Typical C paradigm is to have a point 'p', then do arithmetic on the pointer, such as incrementing it in order to enumerate objects in an array, something like this:

    for (p=start; p<end; p++)
        printf("foo = %s\n", p->foo);

This is bad. In general, C should be programmed like any other language, where an index variable enumerates an array:

    for (i=0; i<count; i++)
        printf("foo = %s\n", p[i].foo);
 
When parsing a two-byte integer from external input, a C programmer is taught to the do the following:

    x = *(short*)p;

This is bad. Historically, it has meant that RISC processor crashes unexpected on unaligned data. On Intel processors, teaching this method has led to unending confusion about "byte-order" (aka. "endianess"). The correct method to teach students is the following:

    x = p[0]*256 + p[1];

It's the same way that you'd extract an integer using any other language, and it doesn't need those pesky "noths()" macros to swap bytes.

Even though C doesn't enforce it, students still need to learn that "internal" data should be kept separate from "external" data. They have to be aware of what C is doing internally, but they should mess with it. They shouldn't "cast" data structures on top of external data, and they shouldn't use pointer arithmetic for everything. When quickly glancing at the code, it should look similar to Java or JavaScript.

Conclusion


In other engineering disciplines, you learn failure first. If you are engineering bridges, you learn why the Tacoma Narrows failed. If you are architecting skyscrapers, you learn why the World Trade Center fell. If you are building ships, you learned why the Titanic sank.

Only in the discipline of software engineering is failure completely ignored. Even after more than a decade of failure, students are still taught to write software as if failure is unlikely to be a threat they ever face. This is wrong in general, but especially wrong with the C programming language. It's not that students need to "take security seriously" and spend all their time learning every rare hacking technique in code, but their education should include the basics, like those outlined above.




By the way, this post comes from me spending some time on a college campus this week. Travis Goodspeed, Sergey Bratus, and I were watching a student struggle with a bug in C. For example, the student knew what line was crashing because she put a "printf()" right before that point. I want to strangle whichever professor was teaching the class that didn't teach the students to use a debugger. Some of this post reflects some of their comments in our discussion.

9 comments:

WT said...

I would've appreciated taking your "course" instead of the one I took instead. My CS program (mid to late 90s) thought -- I think -- it was doing us a service by teaching us C on Unix in an "old school manner. They required us to use vi for our editing. I didn't use a debugger till my senior year, and only then because a grad student showed me. And it wasn't a good one...

irve said...

I've been teaching C for a while and I have drifted towards similar ideas.
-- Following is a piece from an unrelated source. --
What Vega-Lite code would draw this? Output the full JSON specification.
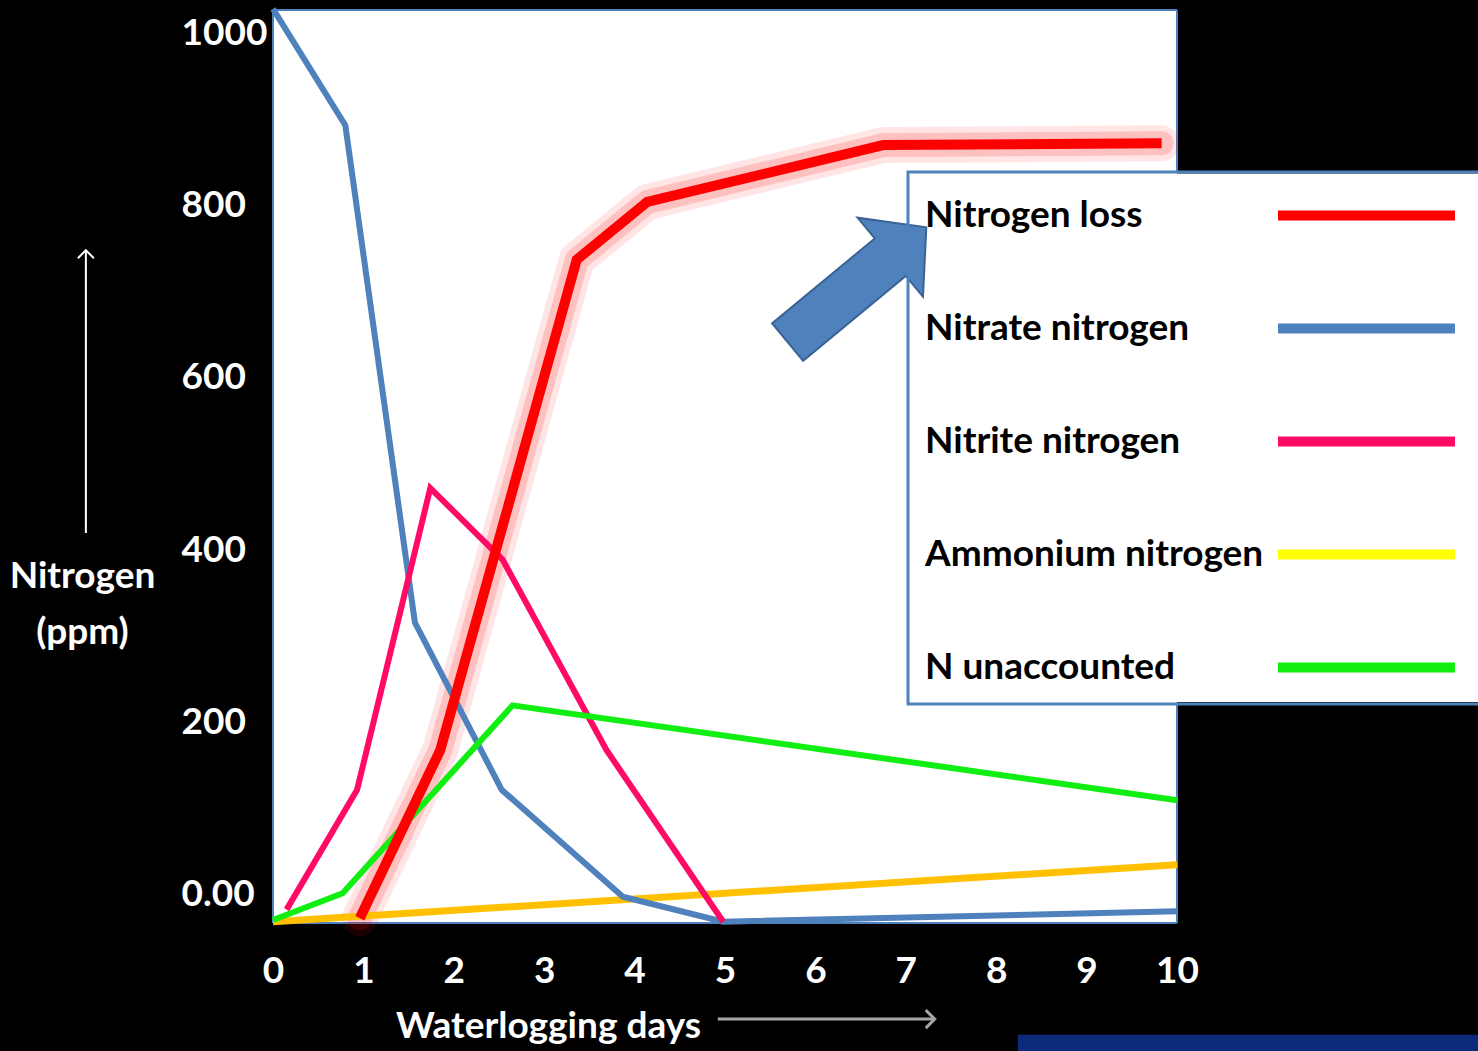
{
  "$schema": "https://vega.github.io/schema/vega-lite/v6.json",
  "width": 904,
  "height": 913,
  "autosize": {"type": "none"},
  "padding": {"left": 273, "top": 10, "right": 301, "bottom": 128},
  "background": "#000000",
  "config": {
    "view": {"fill": "#FFFFFF", "stroke": null},
    "font": "Lato"
  },
  "datasets": {
    "series": [
      {"series": "Nitrate nitrogen", "day": 0, "ppm": 1028},
      {"series": "Nitrate nitrogen", "day": 0.8, "ppm": 893},
      {"series": "Nitrate nitrogen", "day": 1.57, "ppm": 316},
      {"series": "Nitrate nitrogen", "day": 2.53, "ppm": 122},
      {"series": "Nitrate nitrogen", "day": 3.87, "ppm": -2},
      {"series": "Nitrate nitrogen", "day": 4.98, "ppm": -31},
      {"series": "Nitrate nitrogen", "day": 10, "ppm": -19},
      {"series": "Nitrogen loss", "day": 0.96, "ppm": -27},
      {"series": "Nitrogen loss", "day": 1.85, "ppm": 168},
      {"series": "Nitrogen loss", "day": 3.36, "ppm": 737},
      {"series": "Nitrogen loss", "day": 4.14, "ppm": 804},
      {"series": "Nitrogen loss", "day": 6.75, "ppm": 870},
      {"series": "Nitrogen loss", "day": 9.83, "ppm": 872},
      {"series": "Nitrite nitrogen", "day": 0.15, "ppm": -17},
      {"series": "Nitrite nitrogen", "day": 0.93, "ppm": 122},
      {"series": "Nitrite nitrogen", "day": 1.74, "ppm": 472},
      {"series": "Nitrite nitrogen", "day": 2.54, "ppm": 389},
      {"series": "Nitrite nitrogen", "day": 3.69, "ppm": 168},
      {"series": "Nitrite nitrogen", "day": 4.98, "ppm": -31},
      {"series": "Ammonium nitrogen", "day": 0, "ppm": -31},
      {"series": "Ammonium nitrogen", "day": 10, "ppm": 35},
      {"series": "N unaccounted", "day": 0, "ppm": -29},
      {"series": "N unaccounted", "day": 0.77, "ppm": 2},
      {"series": "N unaccounted", "day": 2.65, "ppm": 220},
      {"series": "N unaccounted", "day": 10, "ppm": 110}
    ],
    "frame": [
      {"day": 0, "day2": 0, "ppm": -32.5, "ppm2": 1026.7},
      {"day": 0, "day2": 10, "ppm": 1026.7, "ppm2": 1026.7},
      {"day": 10, "day2": 10, "ppm": 1026.7, "ppm2": 838},
      {"day": 10, "day2": 10, "ppm": 223, "ppm2": -32.5},
      {"day": 0, "day2": 10, "ppm": -32.5, "ppm2": -32.5}
    ],
    "legendPanel": [{"day": 10, "day2": 13.4, "ppm": 837, "ppm2": 224}],
    "callout": [{"day": 6.46, "ppm": 708}],
    "yArrow": [{"day": -2.07, "ppm": 420, "ppm2": 748}],
    "yArrowHead": [{"day": -2.07, "ppm": 748}],
    "xArrow": [{"day": 4.92, "day2": 7.32, "ppm": -144}],
    "xArrowHead": [{"day": 7.32, "ppm": -144}],
    "band": [{"day": 8.24, "day2": 13.4, "ppm": -162, "ppm2": -185}]
  },
  "encoding": {
    "x": {
      "field": "day", "type": "quantitative",
      "scale": {"domain": [0, 10], "nice": false, "zero": false},
      "axis": {
        "values": [0, 1, 2, 3, 4, 5, 6, 7, 8, 9, 10],
        "domain": false, "ticks": false, "grid": false,
        "labelFlush": false, "labelOverlap": false,
        "labelColor": "#FFFFFF", "labelFontSize": 37, "labelFontWeight": "bold",
        "labelPadding": 30,
        "title": "Waterlogging days",
        "titleColor": "#FFFFFF", "titleFontSize": 37, "titleFontWeight": "bold",
        "titleX": 275, "titleY": 114, "titleAlign": "center", "titleBaseline": "alphabetic"
      }
    },
    "y": {
      "field": "ppm", "type": "quantitative",
      "scale": {"domain": [-32.5, 1026.7], "nice": false, "zero": false},
      "axis": {
        "values": [0, 200, 400, 600, 800, 1000],
        "labelExpr": "datum.value === 0 ? '0.00' : '' + datum.value",
        "domain": false, "ticks": false, "grid": false,
        "labelColor": "#FFFFFF", "labelFontSize": 37, "labelFontWeight": "bold",
        "labelAlign": "left", "labelBaseline": "middle", "labelPadding": 92,
        "title": ["Nitrogen", "(ppm)"],
        "titleColor": "#FFFFFF", "titleFontSize": 37, "titleFontWeight": "bold",
        "titleAngle": 0, "titleAlign": "center", "titleBaseline": "alphabetic",
        "titleX": -191, "titleY": 577, "titleLineHeight": 56
      }
    }
  },
  "layer": [
    {
      "data": {"name": "frame"},
      "mark": {"type": "rule", "color": "#4F81BD", "strokeWidth": 2},
      "encoding": {"x2": {"field": "day2"}, "y2": {"field": "ppm2"}}
    },
    {
      "data": {"name": "series"},
      "transform": [{"filter": "datum.series === 'Nitrogen loss'"}],
      "mark": {"type": "line", "color": "#FF0000", "strokeWidth": 36, "opacity": 0.1, "strokeJoin": "round", "strokeCap": "round"}
    },
    {
      "data": {"name": "series"},
      "transform": [{"filter": "datum.series === 'Nitrogen loss'"}],
      "mark": {"type": "line", "color": "#FF0000", "strokeWidth": 24, "opacity": 0.16, "strokeJoin": "round", "strokeCap": "round"}
    },
    {
      "data": {"name": "series"},
      "transform": [{"filter": "datum.series === 'Ammonium nitrogen'"}],
      "mark": {"type": "line", "color": "#FFC000", "strokeWidth": 7}
    },
    {
      "data": {"name": "series"},
      "transform": [{"filter": "datum.series !== 'Nitrogen loss' && datum.series !== 'Ammonium nitrogen'"}],
      "mark": {"type": "line", "strokeWidth": 6, "strokeJoin": "miter"},
      "encoding": {
        "color": {
          "field": "series", "type": "nominal",
          "scale": {
            "domain": ["Nitrogen loss", "Nitrate nitrogen", "Nitrite nitrogen", "Ammonium nitrogen", "N unaccounted"],
            "range": ["#FF0000", "#4F81BD", "#FF0A64", "#FFFF00", "#11EE11"]
          },
          "legend": {
            "title": null,
            "orient": "none",
            "legendX": 635,
            "legendY": 162,
            "fillColor": "transparent",
            "strokeColor": "#4F81BD",
            "padding": 16,
            "symbolType": "M-4,0H4",
            "symbolSize": 1958,
            "symbolStrokeWidth": 10,
            "symbolOffset": 415,
            "labelOffset": -469,
            "labelFontSize": 37,
            "labelFontWeight": "bold",
            "labelColor": "#000000",
            "labelLimit": 600,
            "rowPadding": 65,
            "encode": {
              "legend": {"update": {"strokeWidth": {"value": 3}}},
              "symbols": {"update": {"strokeWidth": {"value": 10}}}
            }
          }
        }
      }
    },
    {
      "data": {"name": "series"},
      "transform": [{"filter": "datum.series === 'Nitrogen loss'"}],
      "mark": {"type": "line", "strokeWidth": 10, "strokeJoin": "miter"},
      "encoding": {
        "color": {
          "field": "series", "type": "nominal",
          "scale": {
            "domain": ["Nitrogen loss", "Nitrate nitrogen", "Nitrite nitrogen", "Ammonium nitrogen", "N unaccounted"],
            "range": ["#FF0000", "#4F81BD", "#FF0A64", "#FFFF00", "#11EE11"]
          },
          "legend": null
        }
      }
    },
    {
      "data": {"name": "legendPanel"},
      "mark": {"type": "rect", "color": "#FFFFFF"},
      "encoding": {"x2": {"field": "day2"}, "y2": {"field": "ppm2"}}
    },
    {
      "data": {"name": "callout"},
      "mark": {"type": "point", "shape": "M-1,-0.27L0.48,-0.27L0.48,-0.57L1,0L0.48,0.57L0.48,0.27L-1,0.27Z", "size": 32400, "angle": 320.4, "filled": true, "fill": "#4F81BD", "stroke": "#3A6496", "strokeWidth": 2, "opacity": 1}
    },
    {
      "data": {"name": "yArrow"},
      "mark": {"type": "rule", "color": "#FFFFFF", "strokeWidth": 2},
      "encoding": {"y2": {"field": "ppm2"}}
    },
    {
      "data": {"name": "yArrowHead"},
      "mark": {"type": "point", "shape": "M-1,1L0,0L1,1", "size": 256, "filled": false, "stroke": "#FFFFFF", "strokeWidth": 2, "opacity": 1}
    },
    {
      "data": {"name": "xArrow"},
      "mark": {"type": "rule", "color": "#A6A6A6", "strokeWidth": 3},
      "encoding": {"x2": {"field": "day2"}}
    },
    {
      "data": {"name": "xArrowHead"},
      "mark": {"type": "point", "shape": "M-1,-1L0,0L-1,1", "size": 324, "filled": false, "stroke": "#A6A6A6", "strokeWidth": 3, "opacity": 1}
    },
    {
      "data": {"name": "band"},
      "mark": {"type": "rect", "color": "#0B2B7A"},
      "encoding": {"x2": {"field": "day2"}, "y2": {"field": "ppm2"}}
    }
  ]
}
My current observation is that to "get" the debugger, the student has to have some overview of the architecture of a computer. So how it currently goes is that some compilation basics are taught; then I go to stack/heap examples with some assembly examples and then to debugging and stack smashing. Then some library stuff

mjw said...

I'm not sure how you decided that GDB is not an adequate debugger. As an undergraduate my programming classes were linux based and gdb was my friend. Having since moved on to security and spending a lot of time in Olly/Immdbg and Windbg I can honestly say that gdb isn't bad and at least it doesn't crash.

Robert Graham said...

MJW: I say GDB is not adequate because the people avoid it. They use GDB as a the last resort to fix bugs, when they should be using the debugger to step through each line of code as they write the code, even when it works.
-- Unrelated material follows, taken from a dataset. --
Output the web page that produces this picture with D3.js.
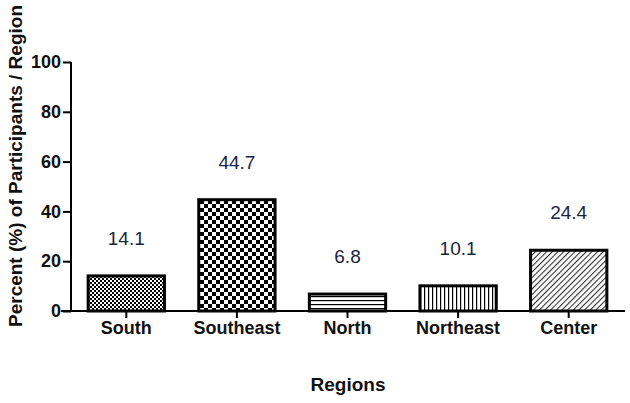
<!DOCTYPE html>
<html>
<head>
<meta charset="utf-8">
<script src="https://cdn.jsdelivr.net/npm/d3@7"></script>
<style>
  body { margin: 0; background: #fff; }
  svg { font-family: "Liberation Sans", Arial, sans-serif; }
</style>
</head>
<body>
<div class="main"></div>
<script>
let regions = ['South', 'Southeast', 'North', 'Northeast', 'Center']
let percents = [14.1, 44.7, 6.8, 10.1, 24.4]
let patternIds = ['fineCheck', 'bigCheck', 'hLines', 'vLines', 'diag']
let yTicks = [0, 20, 40, 60, 80, 100]

let width = 630, height = 403
let svg = d3.select('.main').append('svg')
  .attr('width', width).attr('height', height)

let defs = svg.append('defs')

// small checkerboard
let p1 = defs.append('pattern').attr('id', 'fineCheck')
  .attr('patternUnits', 'userSpaceOnUse').attr('width', 4).attr('height', 4)
p1.append('rect').attr('width', 4).attr('height', 4).attr('fill', '#fff')
p1.append('rect').attr('width', 2).attr('height', 2).attr('fill', '#000')
p1.append('rect').attr('x', 2).attr('y', 2).attr('width', 2).attr('height', 2).attr('fill', '#000')

// large checkerboard
let p2 = defs.append('pattern').attr('id', 'bigCheck')
  .attr('patternUnits', 'userSpaceOnUse').attr('width', 8).attr('height', 8)
p2.append('rect').attr('width', 8).attr('height', 8).attr('fill', '#fff')
p2.append('rect').attr('width', 4).attr('height', 4).attr('fill', '#000')
p2.append('rect').attr('x', 4).attr('y', 4).attr('width', 4).attr('height', 4).attr('fill', '#000')

// horizontal lines
let p3 = defs.append('pattern').attr('id', 'hLines')
  .attr('patternUnits', 'userSpaceOnUse').attr('width', 4).attr('height', 4)
p3.append('rect').attr('width', 4).attr('height', 4).attr('fill', '#fff')
p3.append('rect').attr('y', 0).attr('width', 4).attr('height', 1.2).attr('fill', '#000')

// vertical lines
let p4 = defs.append('pattern').attr('id', 'vLines')
  .attr('patternUnits', 'userSpaceOnUse').attr('width', 4).attr('height', 4)
p4.append('rect').attr('width', 4).attr('height', 4).attr('fill', '#fff')
p4.append('rect').attr('x', 0).attr('width', 1.2).attr('height', 4).attr('fill', '#000')

// diagonal hatch
let p5 = defs.append('pattern').attr('id', 'diag')
  .attr('patternUnits', 'userSpaceOnUse').attr('width', 4).attr('height', 4)
  .attr('patternTransform', 'rotate(45)')
p5.append('rect').attr('width', 4).attr('height', 4).attr('fill', '#fff')
p5.append('rect').attr('x', 0).attr('width', 1.1).attr('height', 4).attr('fill', '#333')

let x0 = 71, x1 = 624, yTop = 62, yBottom = 311

let xScale = d3.scaleBand()
  .domain(regions)
  .range([x0, x1])
  .paddingInner(0.31)
  .paddingOuter(0.155)

let yScale = d3.scaleLinear()
  .domain([0, 100])
  .range([yBottom, yTop])

// bars
svg.append('g').selectAll('rect').data(regions).enter().append('rect')
  .attr('x', d => xScale(d))
  .attr('y', (d, i) => yScale(percents[i]))
  .attr('width', xScale.bandwidth())
  .attr('height', (d, i) => yBottom - yScale(percents[i]))
  .attr('fill', (d, i) => `url(#${patternIds[i]})`)
  .attr('stroke', '#000')
  .attr('stroke-width', 3)

// value labels
svg.append('g').selectAll('text').data(regions).enter().append('text')
  .attr('x', d => xScale(d) + xScale.bandwidth() / 2)
  .attr('y', (d, i) => yScale(percents[i]) - 31)
  .attr('text-anchor', 'middle')
  .attr('font-size', 19)
  .attr('fill', '#1a2540')
  .text((d, i) => percents[i])

// y axis
let yAxis = d3.axisLeft(yScale).tickValues(yTicks).tickSize(8).tickPadding(2)
let gy = svg.append('g')
  .attr('transform', `translate(${x0}, 0)`)
  .call(yAxis)
gy.select('.domain').attr('stroke-width', 2).attr('d', `M0,${yTop}V${yBottom}`)
gy.selectAll('.tick line').attr('stroke-width', 2)
gy.selectAll('.tick text').attr('font-size', 18).attr('font-weight', 'bold')
  .attr('font-family', '"Liberation Sans", Arial, sans-serif').attr('fill', '#111')

// x axis
let xAxis = d3.axisBottom(xScale).tickSize(7).tickPadding(3)
let gx = svg.append('g')
  .attr('transform', `translate(0, ${yBottom})`)
  .call(xAxis)
gx.select('.domain').attr('stroke-width', 2).attr('d', `M61,0H625`)
gx.selectAll('.tick line').attr('stroke-width', 2)
gx.selectAll('.tick text').attr('font-size', 18).attr('font-weight', 'bold')
  .attr('font-family', '"Liberation Sans", Arial, sans-serif').attr('fill', '#111')

// axis titles
svg.append('text')
  .attr('x', 348).attr('y', 391)
  .attr('text-anchor', 'middle')
  .attr('font-size', 19).attr('font-weight', 'bold').attr('fill', '#111')
  .text('Regions')

svg.append('text')
  .attr('transform', 'translate(22, 166) rotate(-90)')
  .attr('text-anchor', 'middle')
  .attr('font-size', 19).attr('font-weight', 'bold').attr('fill', '#111')
  .text('Percent (%) of Participants / Region')
</script>
</body>
</html>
It's simply my observation: programmers using VisualStudio and XCode frequently step through working code, programmers using GDB don't, and use "printf()" in preference to GDB.

mateor said...

I am in a systems course where all the students are pretty much learning C for the first time (juniors/seniors). It is Spring Break starting today, and we have used no tools at all, except the recommendation of gedit and gcc. We are being taught in lab by a pretty great grad student, the prof has taught no coding. We are learning stuff like the pthread library and solving dining philosophers. You have inspired me to move to loading my C code in a proper IDE. I was somewhat under the impression that was looked at as cheating...

Christopher Jefferson said...

My main issue with student's depending on the debugger very early is that it is hard to teach them that what the debugger is displaying is not trustworthy if you your program has already invoked undefined behaviour (writing off the end of an array, or reading/writing freed memory being the two most obvious candidates).

Eck! said...

Been writing in C (as in K&Rs white book) since about 1979, my personal copy came from K himself. Back then most of the tools mentioned were nonexistant and the usual process was write sound and complete code, feed it to the compiler, debug the resulting ASM/MACRO code with the machine language debugger. IF you had errant reads or writes there was no hardware to block it (least not till I got to use the PDP-11s and VAX). About 80% of code I wrote back then ran on Z80, unprotected and constrained. C was close to assembler but more like macro-language. Either way
if you could be stupid in ASM, likely to could be twice as stupid in C.

Now with computing horse power and good debuggers not knowing whats going on inside is unthinkable, and likely common.

Eck!

markoer said...

GDB is simply worthless if you are doing multithreading programming.
I had this issue multiple times and with several versions of UNIX and Linux; I had to port the code to Windows and use Visual Studio to be able to effectively debug the program.
GDB simply isn't capable to switch between threads. It is OK for occasional usage, but simply isn't a professional tool.

Anonymous said...

You may have used an older version of GDB. I have used GDB to debug multithreaded programs. It may not be as pretty as Visual Studio, but GDB is a ton better than some other Unix-based debuggers I've used (I'm looking at you, dbx on Solaris!).

I also use the printf() method of debugging. Sometimes, it's just easier to use than trying to get the program running under a debugger (one program at work is both multiprocess *and* multithreaded---don't ask).